UPDATE 1-GM restructuring efforts 'bearing fruit'-Lutz

source: Reuters
Thursday 25 May 2006, 11:11pm EST

By Kevin Krolicki

DETROIT, May 24 (Reuters) - General Motors Corp.'s restructuring efforts are "starting to bear fruit" and a new approach to car design has shaken up what was an overly bureaucratic and failed product planning process, the auto maker's vice chairman said on Wednesday.

"Our turnaround at General Motors North America is starting to bear fruit," Bob Lutz, also GM's global product chief, told an industry dinner at which he was honored.

"We will get this thing turned around and we'll do it on the back of the great cars and trucks we have and the ones we'll be introducing at an incredible pace in the near future."

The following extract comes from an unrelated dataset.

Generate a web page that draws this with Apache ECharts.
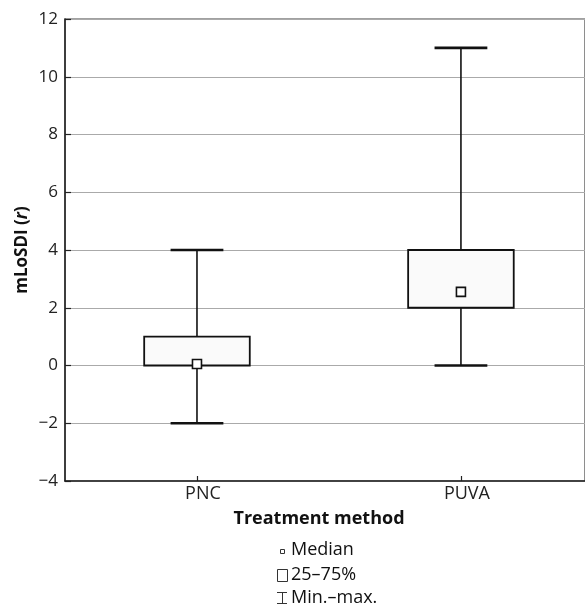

Lutz also said he believed GM would opt to produce a version of the revamped Chevrolet Camaro muscle car that it showed off as a prototype in January, pending board approval.

He said GM was allowing its designers freer rein in creating vehicles such as the hot-selling Pontiac Solstice convertible.

"The way the world is seeing GM is coming from a very negative place to a slightly more positive place and we think as we roll out more new products that momentum is going to build," Lutz said.

"We have the insider's view and we know what is coming over the next three years and it is going to be an array of products that is going to be best-in-class. That's a focus we lost for about 30 years," he said.

Lutz's comments came after GM shares gained 8 percent on the New York Stock Exchange earlier on Wednesday, buoyed by Merrill Lynch raising its rating on the view that the auto maker's cost-cutting program was moving faster than expected.

GM shares have gained over 30 percent since the start of the year on a growing belief that its restructuring could head off a deeper financial crisis for the auto giant that is closing 12 plants and cutting 30,000 jobs.

GM stock had dropped by more than two-thirds between August 2004 and December 2005 amid investor fears over declining sales and high legacy -- pension and healthcare -- costs.

Lutz said GM had also shaken free of what he described as a "purely mechanical, bureaucratic, highly left-brain, analytical" product planning process, in which all the important decisions were left to marketing analysts.

"Why should we give your future products to statisticians who troll through the past two years of market trends as opposed to letting our creative people take the lead," Lutz said.

Lutz said GM had "several" upcoming but still unannounced models that had emerged from its designers in a departure from past GM practice that would give the cars a more emotional connection to consumers.

"There's no doubt that a design-driven philosophy is the only one that will work," he said.

"People who are not sensitive to design, people who don't care about vehicles, people who view a vehicle as an appliance, they just default to Toyota. We will never win that one."

Lutz said the new Camaro, inspired by the 1969 version of the legendary muscle car, would be priced at about the same level as the Ford Mustang and produced in similar volume.

"We're assuming it will be an approved project," he said. "We're doing a lot of the basic engineering and cost estimating, the basic architecture, but at GM projects are not approved until the board signs off."